Friday, June 13, 2008

Rationality and Totality, Part VII

Here's an example of Orla saying pretty much the opposite of what he's said in recent posts,

“Before we get to that, let's look at your use of "affirmation". I'm probably being reductionistic here, but you seem to equate it with the old hippie slogan of "letting it all hang out" = basically anarchic. As long as it is creative, life-affirming, the free flow of being, it overrides any notion of "selection", meaning any ethical hierarchy. Or it is an affirming YES to life versus the Adorno-like NAY-saying (to the absolutism of the values of Enlightenment and to the general debasement of humanistic value by present day hedonistic materialism.)”

In recent posts, Orla himself has seemed to equate affirmation with the old hippie slogan of "letting it all hang out."

I am not concerning myself with "catching" Orla in a contradiction, (though it would be dishonest to say the "discrepancy" did not present itself to me, first pass, as a contradiction.) I also do not believe the problem is Orla failing to express himself properly, or being forgetful, or contentious for the sake of being contentious,(so that no matter which way I turn, he disagrees.) Least of all do I believe Orla is equivocal or dishonest.

I DO NOT explain this competition of sides in Orla in psychoanalytical terms, as the play of the unconscious, tricking him.

2 Comments:

Blogger Christoffer said...

The case of Orla,

Orla wrote: "within prison of linguistics we are locked in binary thinking and simile."

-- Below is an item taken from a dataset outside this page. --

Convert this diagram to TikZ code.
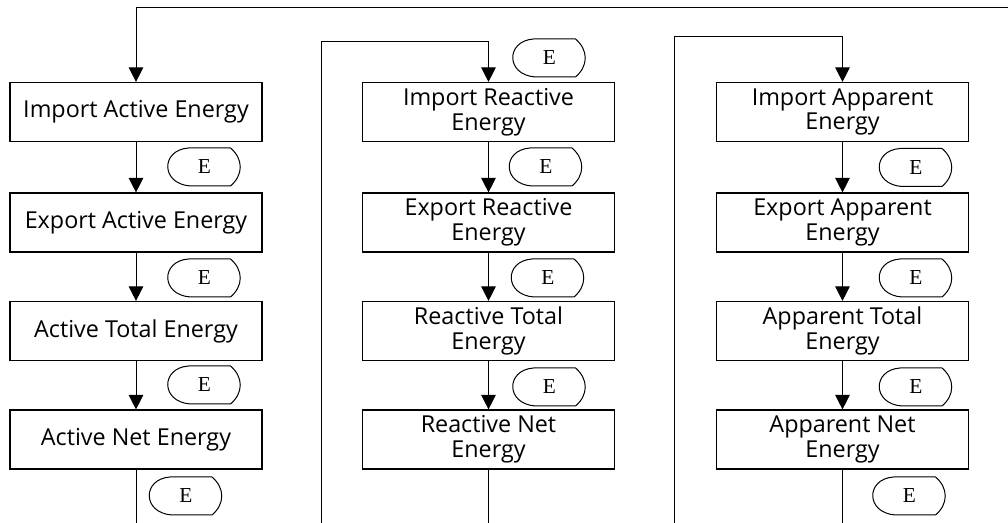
\documentclass[tikz,border=0pt]{standalone}
\usepackage{fontspec}
\setmainfont{Open Sans}
\newfontfamily\eserif{Liberation Serif}
\usetikzlibrary{arrows.meta}
\begin{document}
\begin{tikzpicture}[x=0.75pt,y=-0.75pt,
  box/.style={draw,line width=0.85pt,minimum width=189pt,minimum height=44.25pt,inner sep=0pt,align=center,font=\fontsize{17.5}{18.5}\selectfont},
  conn/.style={line width=0.75pt},
  arr/.style={line width=0.75pt,-{Triangle[length=11pt,width=11pt]}},
  pics/eshape/.style={code={
    \draw[line width=0.75pt] (-16,-19) -- (26,-19) .. controls (39,-8) and (39,8) .. (26,19) -- (-14,19) .. controls (-44,17) and (-44,-17) .. (-16,-19) -- cycle;
    \node[font=\eserif\fontsize{16}{16}\selectfont,inner sep=0pt] (-t) at (0,0) {E};
  }}
]
\useasboundingbox (0,0) rectangle (1008,523);
% column 1
\node[box] (a1) at (136,112) {Import Active Energy};
\node[box] (a2) at (136,222.5) {Export Active Energy};
\node[box] (a3) at (136,331) {Active Total Energy};
\node[box] (a4) at (136,439.5) {Active Net Energy};
% column 2
\node[box] (r1) at (488.5,112) {Import Reactive\\Energy};
\node[box] (r2) at (488.5,222.5) {Export Reactive\\Energy};
\node[box] (r3) at (488.5,331) {Reactive Total\\Energy};
\node[box] (r4) at (488.5,439.5) {Reactive Net\\Energy};
% column 3
\node[box] (p1) at (842.5,112) {Import Apparent\\Energy};
\node[box] (p2) at (842.5,222.5) {Export Apparent\\Energy};
\node[box] (p3) at (842.5,331) {Apparent Total\\Energy};
\node[box] (p4) at (842.5,439.5) {Apparent Net\\Energy};
% E markers
\pic (ea1) at (204.5,167) {eshape};
\pic (ea2) at (204.5,278) {eshape};
\pic (ea3) at (204.5,385) {eshape};
\pic (ea4) at (186,496) {eshape};
\pic (er0) at (549.5,58) {eshape};
\pic (er1) at (546,167) {eshape};
\pic (er2) at (548,278) {eshape};
\pic (er3) at (549.5,387) {eshape};
\pic (ep1) at (916,167.5) {eshape};
\pic (ep2) at (916,278) {eshape};
\pic (ep3) at (916,387) {eshape};
\pic (ep4) at (909.5,496) {eshape};
% coordinates
\coordinate (top1) at (1008,8);
\coordinate (bot) at (0,523);
\coordinate (c2t) at (321,42);
\coordinate (c2b) at (321,523);
\coordinate (c3t) at (674,37);
\coordinate (c3b) at (674,523);
% connectors
\draw[arr] (top1) -| (a1);
\draw[arr] (a1) -- (a2);
\draw[arr] (a2) -- (a3);
\draw[arr] (a3) -- (a4);
\draw[conn] (a4) -- (a4 |- bot);
\draw[arr] (c2b) -- (c2t) -| (r1);
\draw[arr] (r1) -- (r2);
\draw[arr] (r2) -- (r3);
\draw[arr] (r3) -- (r4);
\draw[conn] (r4) -- (r4 |- bot);
\draw[arr] (c3b) -- (c3t) -| (p1);
\draw[arr] (p1) -- (p2);
\draw[arr] (p2) -- (p3);
\draw[arr] (p3) -- (p4);
\draw[conn] (p4) -- (p4 |- bot);
\end{tikzpicture}
\end{document}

No wonder that Orla himself falls victim to the binary thinking he supposedly set out to critize in the
first place. The mistake he commits is believing that the underpinnings of language as a structure
or system (linguistic) is binary opposition. It is not. The structural underpinnings are differences. No sign is ever defined
positively in a linguistic system. The essential distinction to make here is between difference and opposition.


Perhaps Orla have become so radicalized in his thinking, that he can only think difference as opposition, in fact much like Hegel.
This way everything becomes either-or: being or becoming, squares or plasma, flow or frozen etc.

A good example of this is his misinterpretation of Adornos criticism of the enlightenment dialectics when he refers to
"..the Adorno-like NAY-saying (to the absolutism of the values of Enlightenment".

Adorno believed that the dialectics of enlightenment was a two-fold one, between nature and man, and between man and his
values. And that the values became instruments for dominating nature and this way executed as values.

Adornos problem with the enlightenment was not that it claimed absolute values. Saying so is in error but also
an oversimplification of the enlightenment problem. More importantly it is a symptom of an either-or ideology: if we want
to get rid of something we just ascribe absolutism to it, and per "post modernistic" tradition we can classify it as bad because
it hinders "emerging flow of creativity". This way of thinking is self-limiting to the extreme.

5:01 AM  
Blogger Christoffer said...

It does appear that Orlas hegelian discourse camouflaging as Deleuzian vitalism, has to some extent corrupted this blog.

However the critique of the Case of Orla may open up for a new relationship to the enlightenment, based more on difference and distinction, rather than repetition and opposition.